What is being asked: Return the material word for word. Do not include pictures.

━━━

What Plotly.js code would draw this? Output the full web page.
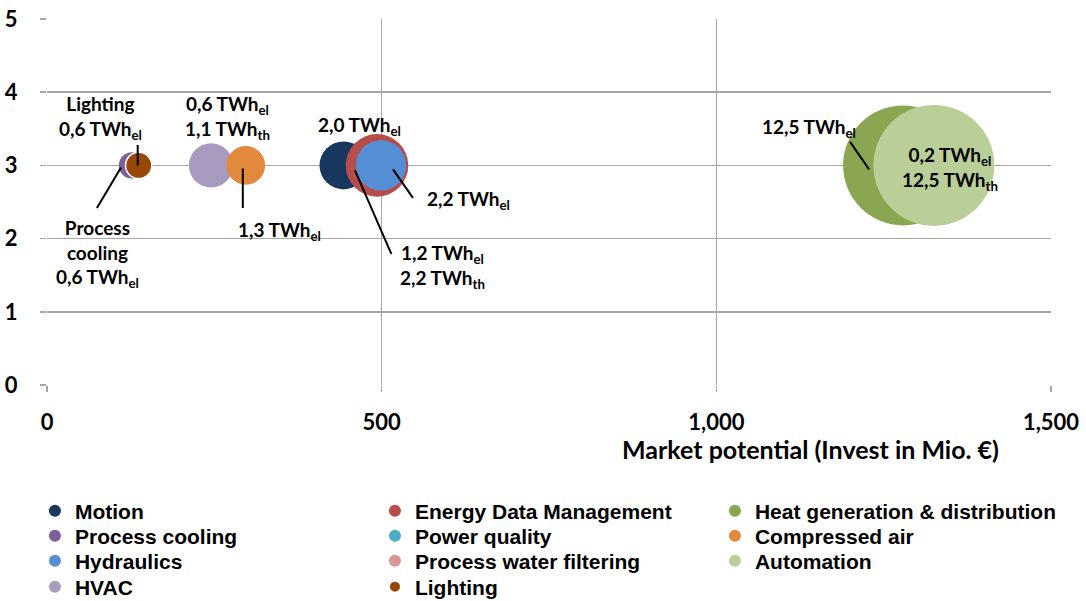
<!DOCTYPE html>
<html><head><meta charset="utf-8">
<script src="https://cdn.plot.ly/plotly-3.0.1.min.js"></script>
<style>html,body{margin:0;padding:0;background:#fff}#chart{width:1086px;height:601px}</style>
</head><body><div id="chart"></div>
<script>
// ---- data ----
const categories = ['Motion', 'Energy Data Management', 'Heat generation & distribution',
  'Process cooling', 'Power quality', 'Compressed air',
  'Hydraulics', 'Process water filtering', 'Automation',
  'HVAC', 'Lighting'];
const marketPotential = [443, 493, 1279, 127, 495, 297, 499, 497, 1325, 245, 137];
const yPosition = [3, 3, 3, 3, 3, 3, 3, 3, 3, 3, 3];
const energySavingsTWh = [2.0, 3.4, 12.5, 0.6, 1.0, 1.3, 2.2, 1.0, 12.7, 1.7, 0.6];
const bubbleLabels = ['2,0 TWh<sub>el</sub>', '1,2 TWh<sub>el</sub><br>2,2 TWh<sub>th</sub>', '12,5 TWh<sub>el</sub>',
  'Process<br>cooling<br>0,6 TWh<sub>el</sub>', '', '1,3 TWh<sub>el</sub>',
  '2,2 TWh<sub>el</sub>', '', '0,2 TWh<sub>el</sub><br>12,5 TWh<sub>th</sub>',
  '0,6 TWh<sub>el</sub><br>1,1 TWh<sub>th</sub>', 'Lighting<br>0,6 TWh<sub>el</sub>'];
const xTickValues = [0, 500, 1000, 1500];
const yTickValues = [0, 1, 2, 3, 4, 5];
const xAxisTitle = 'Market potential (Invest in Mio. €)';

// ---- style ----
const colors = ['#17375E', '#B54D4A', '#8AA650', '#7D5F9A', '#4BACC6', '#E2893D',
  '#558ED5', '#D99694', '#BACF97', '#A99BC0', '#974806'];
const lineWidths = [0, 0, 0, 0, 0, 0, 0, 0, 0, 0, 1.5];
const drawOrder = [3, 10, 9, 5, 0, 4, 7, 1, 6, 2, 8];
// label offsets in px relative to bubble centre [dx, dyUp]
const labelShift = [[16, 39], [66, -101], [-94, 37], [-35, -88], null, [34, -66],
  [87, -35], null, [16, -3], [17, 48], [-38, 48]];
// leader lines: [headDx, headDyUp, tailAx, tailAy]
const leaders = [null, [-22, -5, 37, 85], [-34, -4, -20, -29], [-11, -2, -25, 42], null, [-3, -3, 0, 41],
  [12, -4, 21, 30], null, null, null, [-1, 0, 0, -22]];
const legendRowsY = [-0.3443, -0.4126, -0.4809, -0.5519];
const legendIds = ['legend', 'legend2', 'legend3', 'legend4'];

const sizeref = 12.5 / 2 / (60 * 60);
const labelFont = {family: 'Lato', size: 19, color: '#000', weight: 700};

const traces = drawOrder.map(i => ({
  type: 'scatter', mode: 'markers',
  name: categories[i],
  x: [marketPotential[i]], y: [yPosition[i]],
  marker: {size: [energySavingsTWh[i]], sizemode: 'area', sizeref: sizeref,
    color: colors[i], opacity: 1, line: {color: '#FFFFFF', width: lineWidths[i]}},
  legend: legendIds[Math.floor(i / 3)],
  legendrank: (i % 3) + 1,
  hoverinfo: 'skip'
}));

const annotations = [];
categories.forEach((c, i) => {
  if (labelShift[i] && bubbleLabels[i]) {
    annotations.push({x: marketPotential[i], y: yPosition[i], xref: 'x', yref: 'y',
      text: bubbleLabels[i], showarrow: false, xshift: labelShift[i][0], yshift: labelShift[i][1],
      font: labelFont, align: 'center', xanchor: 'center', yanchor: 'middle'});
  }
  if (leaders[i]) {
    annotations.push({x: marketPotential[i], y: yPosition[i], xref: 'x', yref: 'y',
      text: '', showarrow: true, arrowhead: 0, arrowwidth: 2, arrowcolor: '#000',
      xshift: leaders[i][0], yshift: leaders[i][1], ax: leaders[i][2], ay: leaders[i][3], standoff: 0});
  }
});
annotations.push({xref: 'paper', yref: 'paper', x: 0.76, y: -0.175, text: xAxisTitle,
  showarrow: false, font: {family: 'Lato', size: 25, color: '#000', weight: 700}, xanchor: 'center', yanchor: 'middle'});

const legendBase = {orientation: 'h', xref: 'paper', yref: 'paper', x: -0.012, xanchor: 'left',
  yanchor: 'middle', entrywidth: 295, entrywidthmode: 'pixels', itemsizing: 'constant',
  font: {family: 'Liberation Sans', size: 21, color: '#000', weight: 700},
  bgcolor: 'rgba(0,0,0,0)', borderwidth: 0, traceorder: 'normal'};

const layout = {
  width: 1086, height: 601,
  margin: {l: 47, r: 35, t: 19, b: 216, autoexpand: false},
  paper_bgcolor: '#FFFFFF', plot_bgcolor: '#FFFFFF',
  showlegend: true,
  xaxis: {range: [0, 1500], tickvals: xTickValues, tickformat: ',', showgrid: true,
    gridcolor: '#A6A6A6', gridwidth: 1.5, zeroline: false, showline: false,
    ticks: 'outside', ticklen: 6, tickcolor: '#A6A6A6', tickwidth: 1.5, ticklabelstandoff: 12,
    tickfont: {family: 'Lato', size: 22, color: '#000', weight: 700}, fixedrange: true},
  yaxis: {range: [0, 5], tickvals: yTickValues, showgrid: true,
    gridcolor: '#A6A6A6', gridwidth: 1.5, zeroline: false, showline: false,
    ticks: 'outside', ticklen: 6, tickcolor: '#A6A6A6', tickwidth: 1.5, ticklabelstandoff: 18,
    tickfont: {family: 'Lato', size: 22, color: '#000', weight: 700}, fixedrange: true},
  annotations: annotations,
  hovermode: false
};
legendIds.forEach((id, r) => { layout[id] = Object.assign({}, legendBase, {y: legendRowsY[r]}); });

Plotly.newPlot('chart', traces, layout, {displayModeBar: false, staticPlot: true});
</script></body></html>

━━━

Answer for this exercise:
What Plotly.js code would draw this? Output the full web page.
<!DOCTYPE html>
<html><head><meta charset="utf-8">
<script src="https://cdn.plot.ly/plotly-3.0.1.min.js"></script>
<style>html,body{margin:0;padding:0;background:#fff}#chart{width:1086px;height:601px}</style>
</head><body><div id="chart"></div>
<script>
// ---- data ----
const categories = ['Motion', 'Energy Data Management', 'Heat generation & distribution',
  'Process cooling', 'Power quality', 'Compressed air',
  'Hydraulics', 'Process water filtering', 'Automation',
  'HVAC', 'Lighting'];
const marketPotential = [443, 493, 1279, 127, 495, 297, 499, 497, 1325, 245, 137];
const yPosition = [3, 3, 3, 3, 3, 3, 3, 3, 3, 3, 3];
const energySavingsTWh = [2.0, 3.4, 12.5, 0.6, 1.0, 1.3, 2.2, 1.0, 12.7, 1.7, 0.6];
const bubbleLabels = ['2,0 TWh<sub>el</sub>', '1,2 TWh<sub>el</sub><br>2,2 TWh<sub>th</sub>', '12,5 TWh<sub>el</sub>',
  'Process<br>cooling<br>0,6 TWh<sub>el</sub>', '', '1,3 TWh<sub>el</sub>',
  '2,2 TWh<sub>el</sub>', '', '0,2 TWh<sub>el</sub><br>12,5 TWh<sub>th</sub>',
  '0,6 TWh<sub>el</sub><br>1,1 TWh<sub>th</sub>', 'Lighting<br>0,6 TWh<sub>el</sub>'];
const xTickValues = [0, 500, 1000, 1500];
const yTickValues = [0, 1, 2, 3, 4, 5];
const xAxisTitle = 'Market potential (Invest in Mio. €)';

// ---- style ----
const colors = ['#17375E', '#B54D4A', '#8AA650', '#7D5F9A', '#4BACC6', '#E2893D',
  '#558ED5', '#D99694', '#BACF97', '#A99BC0', '#974806'];
const lineWidths = [0, 0, 0, 0, 0, 0, 0, 0, 0, 0, 1.5];
const drawOrder = [3, 10, 9, 5, 0, 4, 7, 1, 6, 2, 8];
// label offsets in px relative to bubble centre [dx, dyUp]
const labelShift = [[16, 39], [66, -101], [-94, 37], [-35, -88], null, [34, -66],
  [87, -35], null, [16, -3], [17, 48], [-38, 48]];
// leader lines: [headDx, headDyUp, tailAx, tailAy]
const leaders = [null, [-22, -5, 37, 85], [-34, -4, -20, -29], [-11, -2, -25, 42], null, [-3, -3, 0, 41],
  [12, -4, 21, 30], null, null, null, [-1, 0, 0, -22]];
const legendRowsY = [-0.3443, -0.4126, -0.4809, -0.5519];
const legendIds = ['legend', 'legend2', 'legend3', 'legend4'];

const sizeref = 12.5 / 2 / (60 * 60);
const labelFont = {family: 'Lato', size: 19, color: '#000', weight: 700};

const traces = drawOrder.map(i => ({
  type: 'scatter', mode: 'markers',
  name: categories[i],
  x: [marketPotential[i]], y: [yPosition[i]],
  marker: {size: [energySavingsTWh[i]], sizemode: 'area', sizeref: sizeref,
    color: colors[i], opacity: 1, line: {color: '#FFFFFF', width: lineWidths[i]}},
  legend: legendIds[Math.floor(i / 3)],
  legendrank: (i % 3) + 1,
  hoverinfo: 'skip'
}));

const annotations = [];
categories.forEach((c, i) => {
  if (labelShift[i] && bubbleLabels[i]) {
    annotations.push({x: marketPotential[i], y: yPosition[i], xref: 'x', yref: 'y',
      text: bubbleLabels[i], showarrow: false, xshift: labelShift[i][0], yshift: labelShift[i][1],
      font: labelFont, align: 'center', xanchor: 'center', yanchor: 'middle'});
  }
  if (leaders[i]) {
    annotations.push({x: marketPotential[i], y: yPosition[i], xref: 'x', yref: 'y',
      text: '', showarrow: true, arrowhead: 0, arrowwidth: 2, arrowcolor: '#000',
      xshift: leaders[i][0], yshift: leaders[i][1], ax: leaders[i][2], ay: leaders[i][3], standoff: 0});
  }
});
annotations.push({xref: 'paper', yref: 'paper', x: 0.76, y: -0.175, text: xAxisTitle,
  showarrow: false, font: {family: 'Lato', size: 25, color: '#000', weight: 700}, xanchor: 'center', yanchor: 'middle'});

const legendBase = {orientation: 'h', xref: 'paper', yref: 'paper', x: -0.012, xanchor: 'left',
  yanchor: 'middle', entrywidth: 295, entrywidthmode: 'pixels', itemsizing: 'constant',
  font: {family: 'Liberation Sans', size: 21, color: '#000', weight: 700},
  bgcolor: 'rgba(0,0,0,0)', borderwidth: 0, traceorder: 'normal'};

const layout = {
  width: 1086, height: 601,
  margin: {l: 47, r: 35, t: 19, b: 216, autoexpand: false},
  paper_bgcolor: '#FFFFFF', plot_bgcolor: '#FFFFFF',
  showlegend: true,
  xaxis: {range: [0, 1500], tickvals: xTickValues, tickformat: ',', showgrid: true,
    gridcolor: '#A6A6A6', gridwidth: 1.5, zeroline: false, showline: false,
    ticks: 'outside', ticklen: 6, tickcolor: '#A6A6A6', tickwidth: 1.5, ticklabelstandoff: 12,
    tickfont: {family: 'Lato', size: 22, color: '#000', weight: 700}, fixedrange: true},
  yaxis: {range: [0, 5], tickvals: yTickValues, showgrid: true,
    gridcolor: '#A6A6A6', gridwidth: 1.5, zeroline: false, showline: false,
    ticks: 'outside', ticklen: 6, tickcolor: '#A6A6A6', tickwidth: 1.5, ticklabelstandoff: 18,
    tickfont: {family: 'Lato', size: 22, color: '#000', weight: 700}, fixedrange: true},
  annotations: annotations,
  hovermode: false
};
legendIds.forEach((id, r) => { layout[id] = Object.assign({}, legendBase, {y: legendRowsY[r]}); });

Plotly.newPlot('chart', traces, layout, {displayModeBar: false, staticPlot: true});
</script></body></html>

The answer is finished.